Pelatihan MC Bahasa Jawa di Sleman: LDII Lestarikan Budaya dengan Gandeng Ahli

SLEMAN. DPD LDII Kabupaten Sleman menggelar pelatihan pembawa acara (MC) Bahasa Jawa dengan menggandeng Paguyuban Pranatacara Yogyakarta (PPY), sebagai langkah nyata melestarikan budaya di kalangan generasi muda. Puluhan peserta dari 17 Pimpinan Cabang LDII hadir dengan busana adat Jawa lengkap, menciptakan suasana kental budaya lokal.
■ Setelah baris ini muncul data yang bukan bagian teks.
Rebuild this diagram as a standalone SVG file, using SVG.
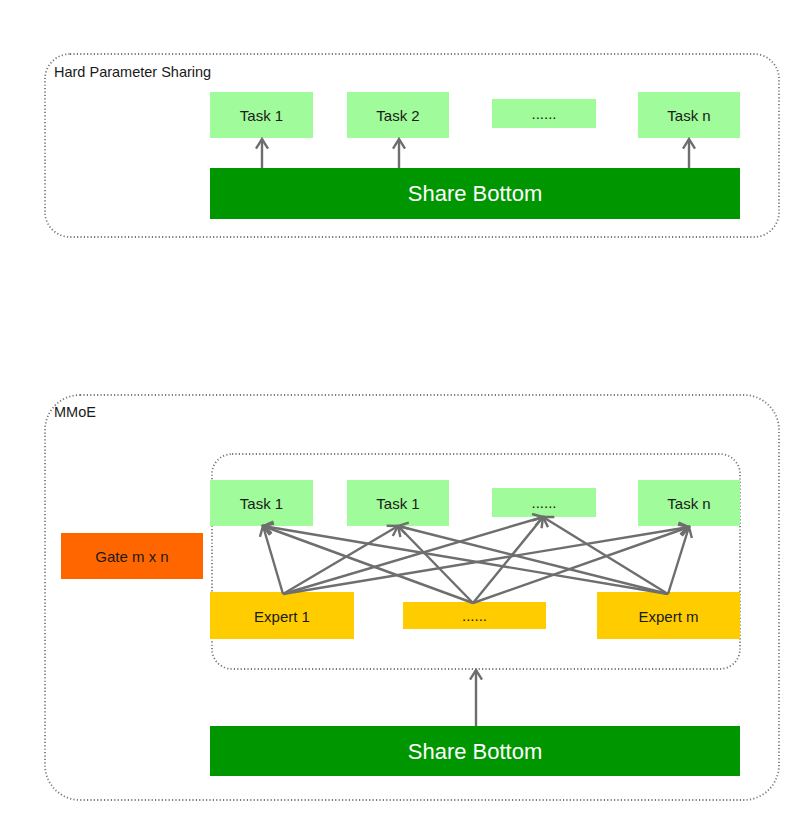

LDII Sleman Aktif Lestarikan Budaya Jawa

Ketua DPD LDII Sleman, Suwarjo, menegaskan bahwa pelatihan ini adalah wujud komitmen LDII dalam menjaga kelestarian bahasa dan budaya Jawa. Kerja sama dengan PPY diharapkan dapat memperkuat upaya tersebut, terutama di kalangan generasi muda.

Pentingnya Bahasa Jawa di Era Globalisasi

Narasumber dari PPY, Bayu Baskoro, menekankan pentingnya rasa memiliki terhadap budaya sendiri di tengah gempuran globalisasi. Menurutnya, berbahasa Jawa bukan sekadar berbicara, tetapi juga mencerminkan tata krama dan jati diri.

“Kita sebagai orang Jawa harus melestarikan budaya kita sendiri. Budaya Jawa saat ini sudah sangat jarang ditekuni anak-anak muda, khususnya bahasa Jawa. Padahal, lewat bahasa itu, kita belajar bagaimana menghormati orang lain, memahami tata hubungan sosial, dan menumbuhkan karakter unggah-ungguh yang menjadi ciri khas masyarakat Jawa,” tutur Bayu.

Bayu menambahkan, pelatihan pranatacara menjadi wadah penting untuk menumbuhkan kebanggaan generasi muda terhadap budaya daerah.

“Semakin banyak anak muda yang terlibat dalam kegiatan pelestarian bahasa dan tradisi lokal, semakin kuat pula akar budaya yang menjadi penopang identitas bangsa di masa depan,” imbuhnya.

Ia juga mengapresiasi kegiatan ini dan berharap dapat terus berlanjut.

“Kemampuan berbahasa Jawa harus kita kembangkan dan uri-uri, salah satunya lewat acara ini. Saya sangat mendukung gladi pranatacara seperti ini,” tegasnya.

Filosofi Busana Jawa: Ajining Diri Saka Busana

Narasumber lainnya, Deni Sutanto, membahas Busana Gagrak Ngayogyakarta dan menjelaskan bahwa busana tradisional Jawa bukan sekadar pakaian seremonial, melainkan memiliki makna mendalam tentang karakter dan kepribadian. Ia mengaitkan filosofi ajining diri saka lathi, ajining raga saka busana.

“Artinya, harga diri seseorang tercermin dari tutur katanya, sedangkan kehormatannya tampak dari cara berpakaian,” ujarnya.

Deni menjelaskan bahwa setiap elemen busana Jawa mengandung nilai-nilai moral tentang ketertiban, kesederhanaan, dan penghormatan terhadap sesama.

“Busana adat bukan hanya simbol penampilan, tapi juga pengingat bagi kita untuk senantiasa menjaga kesantunan dalam berbicara dan bertindak. Di balik lipatan jarik dan bentuk blangkon, ada pesan filosofi tentang tanggung jawab, keikhlasan, dan kedisiplinan,” jelas Deni.

Ia berharap generasi muda tidak hanya mengenakan pakaian adat di acara tertentu, tetapi juga memahami nilai-nilai luhur yang terkandung di dalamnya.

“Ketika kita memakai busana Jawa dengan penghayatan yang benar, kita sebenarnya sedang mewarisi dan meneruskan semangat leluhur yang menjunjung tinggi adab dan martabat manusia,” tutupnya.